Fears put to flight
Shirley Hughes sets her latest picture book during the evacuation of children from London during the Second World War. Young Lenny, a Jewish boy from the East End, is billeted at a country manor house and launched into a world of strangers. He has to face a host of new fears, but also discovers courage.
The emotionally-charged illustrations skilfully pitch these contrasting elements throughout the book. Lenny's fears are represented by the lion, which constantly shows up as a shadow or a statue. On the other hand, a statue of a unicorn in Lenny's garden sanctuary watches over his introduction to a war hero whose sage words help him find courage. Younger readers might benefit from help in linking these symbols to the feelings they represent.
At 71, Shirley Hughes is clearly still experimenting and stretching herself more than most art students a quarter of her age would find the energy to. Gloriously cinematic watercolours and energetic wax-resist textures shimmer on every page, even when depicting the grey gloom of wartime London.

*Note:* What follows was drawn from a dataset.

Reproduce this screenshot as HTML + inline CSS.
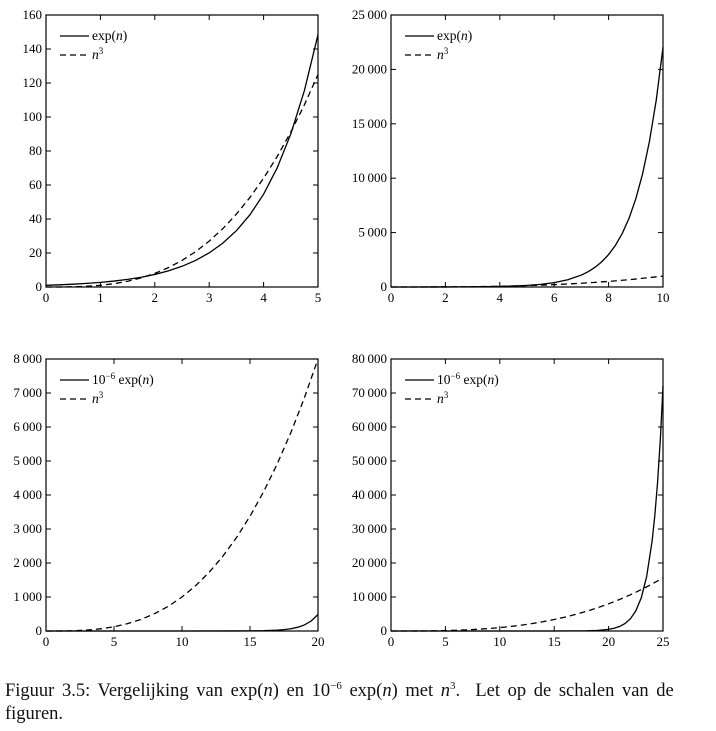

Miniature, black-and-white ink illustrations comment directly on the text and sometimes follow their own sequences complementary to the main artwork. In some instances the illustrations do the storytelling with more elegance than the text, which is much longer than in most of today's picture books.
The Lion and the Unicorn is a fine introduction to the subject of upheaval, as well as to the use of symbolic imagery in literature and cinema.